'Dead Zoo' completes its rebirth
Museum's menagerie ready for public
Published 24/04/2010 | 05:00
FOR generations of children it has been known as The Dead Zoo.
To adults it was the Natural History Museum in Dublin's Merrion Street where the exotic and bizarre stared from every vantage point at the daily troop of awed visitors.
The exhibits include every sort of mammal, fish, and reptile that inhabited the Earth, including the bones of the giant Irish deer, which had the biggest antlers of any known animal.
And it re-opens this Thursday after being closed since the collapse of a section of a stone staircase in July 2007.
Originally earmarked for a €15m major refurbishment, changes were abandoned after funds allocated under the National Development Plan were no longer available.
However, the decision was taken in 2009 to carry out basic works. And so the museum, which first opened its doors in 1857, will once again welcome visitors to its rarefied atmosphere.
That means we can renew our acquaintance with old favourites such as the skeleton of Spoticus the giraffe and a human brain inside a jar.

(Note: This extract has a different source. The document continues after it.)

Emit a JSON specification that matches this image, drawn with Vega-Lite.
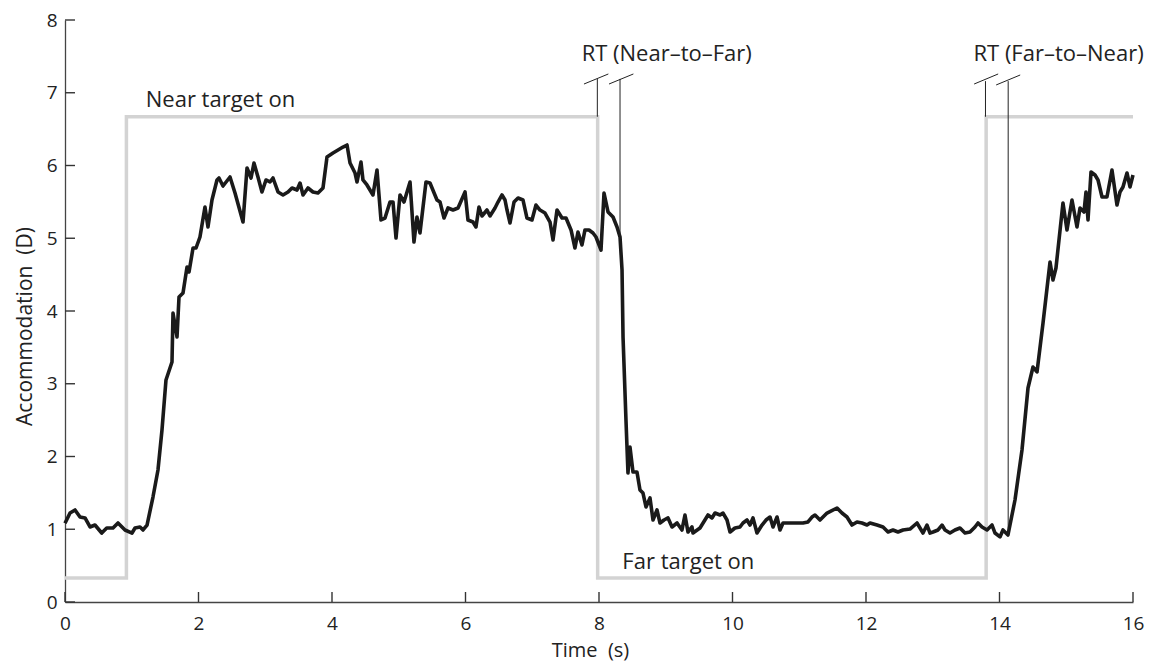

Nigel Monaghan, the keeper of the Natural History Museum said: "All we've had to listen to for the last few years is the sounds of carpenters banging and workmen drilling holes. It will be great to hear the chatter of children and the sound of small feet."
When it closed in July 2007, the museum was attracting 108,000 visitors every year.
Attendances are sure to recover with new attractions including two new hands-on areas, the Discovery Zone, where visitors can handle bones or hold a stuffed badger, and a new reading area where youngsters can bone up on the various skeletons and animals on display.
"We're expecting to be mobbed so any school groups need to book in advance. There really is so much to see here," Mr Monaghan said. He has been on the staff of the museum for 29 years.
While there have been some changes to the attractions, the traditional furnishings remain the same and a new circuit, allowing access to the restored stone staircase, makes it possible for visitors to experience the original entrance to the museum and see exhibits in a sequence that would have been familiar to Victorian visitors.
Sadly, not all of the museum's 10,000 animal exhibits will be accessible by the public.
Visitors to the museum will be frustrated by the closure of two overhead balconies on which 7,000 birds, fish and animals are on display, including the extinct Dodo bird. These balconies remain closed due to health and safety reasons but management are investigating the possibility of virtual access online.
The Natural History Museum will be officially re-opened by Tourism, Culture & Sport Minister Mary Hanafin next Wednesday with the attraction open to the public the following day from 10-5pm Tuesday-Saturday, Sundays 2-5pm, Closed Mondays.